Reviewer Comment 2: Additional discussion on caveats of merging different omics approaches should be given.  Synaptogenesis and neurogenesis are mentioned, but the number of samples from the proteomics studies that are obtained during these periods are limited (neurogenesis and synaptogenesis occurring at young ages and the brain tissue age range being 2-60 years of age – it is unclear how many people fit that range. Also, the protein expression may be different across different brain regions and the regions collected for these studies are limited. These are challenges with any human, proteomic, post-mortem study, but these limitations may inform why there is less overlap b/w the proteomic and other studies which makes sense. Mentioning this and that there may be a stronger difference between individuals depending on the age could be mentioned.   

 We have added additional discussion on the topics recommended by the reviewer. We have added an additional paragraph to outline the limitations of the proteomics datasets, particularly with respect to the implications for neurodevelopment [see lines 165 – 167; 348 – 353]. Where possible, we have amended Table 1 to include information about the average age of individuals across different cohorts, and we have highlighted relevant aspects of this information in our results [see lines 142 - 183]. We have also highlighted the fact that protein expression varies widely between different brain regions [see lines 294-299]. Additionally, we note that the studies that we included in our review largely report data from either the prefrontal cortex or the temporal cortex. These regions are relevant in the context of ASD, given that previous studies have found that ASD dysregulated features were predominantly localized to the cerebral cortex (Ramaswami et al, 2020). 

We have also added an explanation of how the canonical pathways implicated in proteomic data share common upstream regulators with the canonical pathways implicated using other molecular methods. Hence, our discussion on how these pathways are convergent across different datasets [see lines 323 – 329].  

We have clarified the limitations of our results in the context of neurodevelopment given that the datasets used are generally not representative of early embryogenesis [see lines 348 – 360]. We have clarified that, given the absence of databanks or tissue samples that are derived from ASD individuals during neurodevelopment, the functional implications for ASD omics datasets only provide limited insight into the mechanisms that might be dysregulated during neurodevelopment.
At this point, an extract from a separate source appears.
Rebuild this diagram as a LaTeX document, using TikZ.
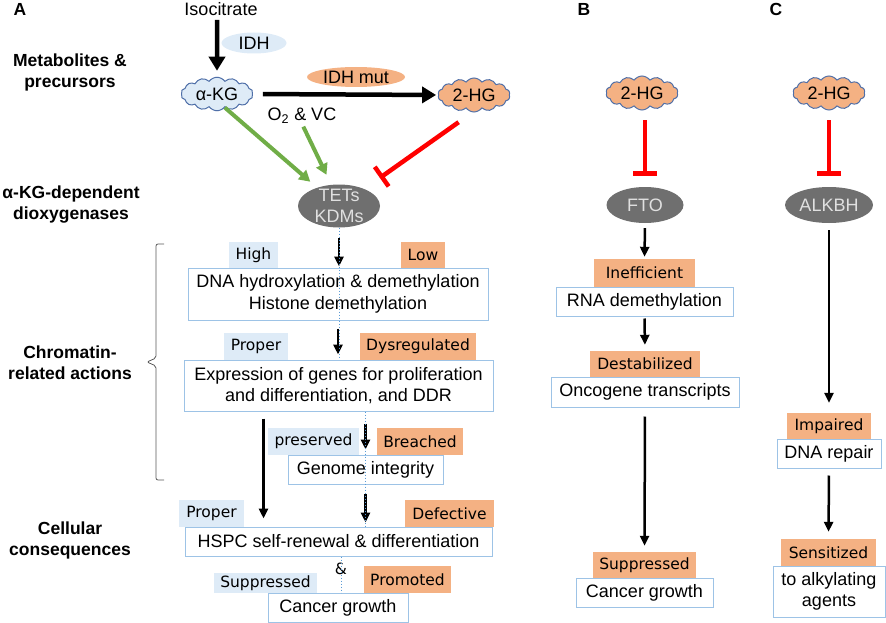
\documentclass[tikz,border=0pt]{standalone}
\usepackage{fontspec}
\setmainfont{Liberation Sans}
\newfontfamily\tagfont{DejaVu Sans}
\usetikzlibrary{shapes.geometric,shapes.symbols,arrows.meta}
\definecolor{lightblue}{HTML}{DEEBF7}
\definecolor{tagorange}{HTML}{F4B183}
\definecolor{boxline}{HTML}{9DC3E6}
\definecolor{cloudline}{HTML}{4F6FA8}
\definecolor{enzgray}{HTML}{6F6F6F}
\definecolor{actgreen}{HTML}{70AD47}
\definecolor{splitblue}{HTML}{5B9BD5}

\begin{document}
\begin{tikzpicture}[x=1pt,y=-1pt]
	\tikzstyle{every node}=[inner sep=0pt, font=\fontsize{18}{21.5}\selectfont]
	\tikzstyle{rowlabel}=[font=\bfseries\fontsize{17.5}{21}\selectfont, align=center]
	\tikzstyle{panel}=[font=\bfseries\fontsize{17.5}{21}\selectfont]
	\tikzstyle{metab}=[cloud, cloud puffs=14, cloud puff arc=110, aspect=2.2, draw=cloudline, line width=1pt, minimum width=72pt, minimum height=33pt]
	\tikzstyle{enzyme}=[ellipse, fill=enzgray, text=white!88!black, align=center]
	\tikzstyle{cofactor}=[ellipse]
	\tikzstyle{outbox}=[draw=boxline, line width=1pt, align=center]
	\tikzstyle{normtag}=[fill=lightblue, font=\tagfont\fontsize{15.5}{18}\selectfont]
	\tikzstyle{mutag}=[fill=tagorange, font=\tagfont\fontsize{15.5}{18}\selectfont]
	\tikzstyle{fat}=[line width=4.5pt, -{Triangle[width=16pt,length=14pt]}]
	\tikzstyle{arr}=[line width=2.5pt, -{Triangle[width=9pt,length=10pt]}]
	\tikzstyle{act}=[actgreen, line width=4pt, -{Triangle[width=12pt,length=11pt]}]
	\tikzstyle{inh}=[red, line width=4.5pt, -{Bar[width=24pt]}]
	\tikzstyle{split}=[splitblue, line width=1pt, dotted]
	\useasboundingbox (0,0) rectangle (886,623);

	\node[panel] (pa) at (20,9.5) {A};
	\node[panel] (pb) at (584,9.5) {B};
	\node[panel] (pc) at (776,9.5) {C};
	\node[rowlabel] (lmet) at (70,72) {Metabolites \&\\precursors};
	\node[rowlabel] (ldiox) at (71,205) {α-KG-dependent\\dioxygenases};
	\node[rowlabel] (lchrom) at (70,363) {Chromatin-\\related actions};
	\node[rowlabel] (lcell) at (70,540) {Cellular\\consequences};

	\node (isocit) at (221,9) {Isocitrate};
	\node[cofactor, fill=lightblue, minimum width=65pt, minimum height=21pt] (idh) at (254,43) {IDH};
	\node[metab, fill=lightblue] (akg) at (217,94) {α-KG};
	\node[cofactor, fill=tagorange, minimum width=98pt, minimum height=20pt] (idhmut) at (356,77) {IDH mut};
	\node[metab, fill=tagorange] (hg) at (474,95) {2-HG};
	\node (o2) at (302,116) {O\textsubscript{2} \& VC};
	\node[enzyme, minimum width=82pt, minimum height=43pt, inner ysep=-5pt] (tet) at (339,206) {TETs\\KDMs};

	\node[normtag, minimum width=49pt, minimum height=26pt] (high) at (253.5,255) {High};
	\node[mutag, minimum width=44pt, minimum height=26pt] (low) at (423,255) {Low};
	\node[outbox, minimum width=300pt, minimum height=52pt] (dnabox) at (338,294) {DNA hydroxylation \& demethylation\\Histone demethylation};
	\node[normtag, minimum width=64pt, minimum height=27pt] (proper) at (256,346.5) {Proper};
	\node[mutag, minimum width=116pt, minimum height=27pt] (dysreg) at (418,346.5) {Dysregulated};
	\node[outbox, minimum width=309pt, minimum height=51pt] (exprbox) at (338.5,385.5) {Expression of genes for proliferation\\and differentiation, and DDR};
	\node[normtag, minimum width=91pt, minimum height=27pt] (preserved) at (313.5,441.5) {preserved};
	\node[mutag, minimum width=86pt, minimum height=27pt] (breached) at (420,441.5) {Breached};
	\node[outbox, minimum width=155pt, minimum height=29pt] (genome) at (365.5,469.5) {Genome integrity};
	\node[normtag, minimum width=65pt, minimum height=27pt] (properb) at (211.5,513.5) {Proper};
	\node[mutag, minimum width=89pt, minimum height=27pt] (defective) at (449.5,513.5) {Defective};
	\node[outbox, minimum width=307pt, minimum height=29pt] (hspc) at (338.5,541.5) {HSPC self-renewal \& differentiation};
	\node[font=\tagfont\fontsize{15.5}{18}\selectfont] (amp) at (341,569) {\&};
	\node[normtag, minimum width=103pt, minimum height=20pt] (suppressed) at (265.5,583) {Suppressed};
	\node[mutag, minimum width=87pt, minimum height=27pt] (promoted) at (407.5,579.5) {Promoted};
	\node[outbox, minimum width=140pt, minimum height=29pt] (cancer) at (338,607.5) {Cancer growth};

	\node[metab, fill=tagorange] (hgb) at (642,93) {2-HG};
	\node[enzyme, minimum width=77pt, minimum height=36pt] (fto) at (645,205) {FTO};
	\node[mutag, minimum width=101pt, minimum height=28pt] (ineff) at (644.5,273) {Inefficient};
	\node[outbox, minimum width=177pt, minimum height=29pt] (rna) at (644.5,301.5) {RNA demethylation};
	\node[mutag, minimum width=110pt, minimum height=26pt] (destab) at (645,364) {Destabilized};
	\node[outbox, minimum width=188pt, minimum height=30pt] (onco) at (645,392) {Oncogene transcripts};
	\node[mutag, minimum width=103pt, minimum height=26pt] (suppb) at (644.5,565) {Suppressed};
	\node[outbox, minimum width=137pt, minimum height=29pt] (cancerb) at (644.5,592.5) {Cancer growth};

	\node[metab, fill=tagorange] (hgc) at (829,93) {2-HG};
	\node[enzyme, minimum width=88pt, minimum height=36pt] (alkbh) at (829,205) {ALKBH};
	\node[mutag, minimum width=84pt, minimum height=26pt] (impaired) at (829,426) {Impaired};
	\node[outbox, minimum width=104pt, minimum height=29pt] (repair) at (829,453.5) {DNA repair};
	\node[mutag, minimum width=95pt, minimum height=27pt] (sensit) at (828.5,552.5) {Sensitized};
	\node[outbox, minimum width=112pt, minimum height=51pt] (alkyl) at (829,591.5) {to alkylating\\agents};

	\draw[fat, shorten <=4pt, shorten >=6pt] (isocit.south -| akg) -- (akg.north);
	\draw[fat, shorten <=10pt, shorten >=2pt] (akg.east) -- (hg.west);
	\draw[act, shorten >=9pt] (akg.-60) -- (tet.140);
	\draw[act, shorten <=3pt, shorten >=11pt] (o2.south) -- (tet.110);
	\draw[inh, shorten <=17pt, shorten >=19pt] (hg.-95) -- (tet.34);
	\draw[arr, shorten <=10pt, shorten >=1pt] (tet.south) -- (tet.south |- dnabox.north);
	\draw[arr, shorten <=8pt, shorten >=5pt] (dnabox.south) -- (dnabox.south |- exprbox.north);
	\draw[arr, shorten <=12pt, shorten >=5pt] (exprbox.south -| genome) -- (genome.north);
	\draw[arr, shorten <=7pt, shorten >=8pt] ([xshift=-75pt]exprbox.south) -- ([xshift=-75pt]exprbox.south |- hspc.north);
	\draw[arr, shorten <=9pt, shorten >=4pt] (genome.south) -- (genome.south |- hspc.north);
	\draw[split] (tet.south) -- (tet.south |- exprbox.north);
	\draw[split] (exprbox.south -| genome) -- (genome |- hspc.north);
	\draw[split] (hspc.south -| amp) -- (cancer.north -| amp);

	\draw[inh, shorten <=10pt, shorten >=11pt] (hgb.south -| fto) -- (fto.north);
	\draw[arr, shorten <=5pt, shorten >=2pt] (fto.south) -- (ineff.north);
	\draw[arr, shorten <=2pt, shorten >=6pt] (rna.south) -- (destab.north);
	\draw[arr, shorten <=9pt, shorten >=6pt] (onco.south) -- (suppb.north);
	\draw[inh, shorten <=10pt, shorten >=11pt] (hgc.south -| alkbh) -- (alkbh.north);
	\draw[arr, shorten <=7pt, shorten >=10pt] (alkbh.south) -- (impaired.north);
	\draw[arr, shorten <=7pt, shorten >=7pt] (repair.south) -- (sensit.north);

	\draw[gray!70!black, line width=0.8pt, rounded corners=2pt] (164,244) -- (156,244) -- (156,358) -- (147,362) -- (156,366) -- (156,480) -- (164,480);
\end{tikzpicture}
\end{document}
We have highlighted how this limitation accentuates the utility of the integration of functional enrichment signatures from a wide range of tissue types and individuals of different ages. Our discussion highlights canonical pathways that are dysregulated across many different tissue types at many different ages. We have clarified that we do not aim to demonstrate a direct link between these molecular signatures and mechanisms in ASD aetiology, but rather that these common pathways may point to common underlying mechanisms in ASD, which has potential relevance in the context of neurodevelopment.

Reviewer Comment 3: Mistype: Line 342 says “with both in vitro - [118] and in vitro- studies [119] showing. . .” Should one of these be in vivo? 

 This mistype has been corrected in the revised submission [line 431]. 

Round 2

Reviewer 1 Report

I appreciate the authors' work and am satisfied with the revised manuscript.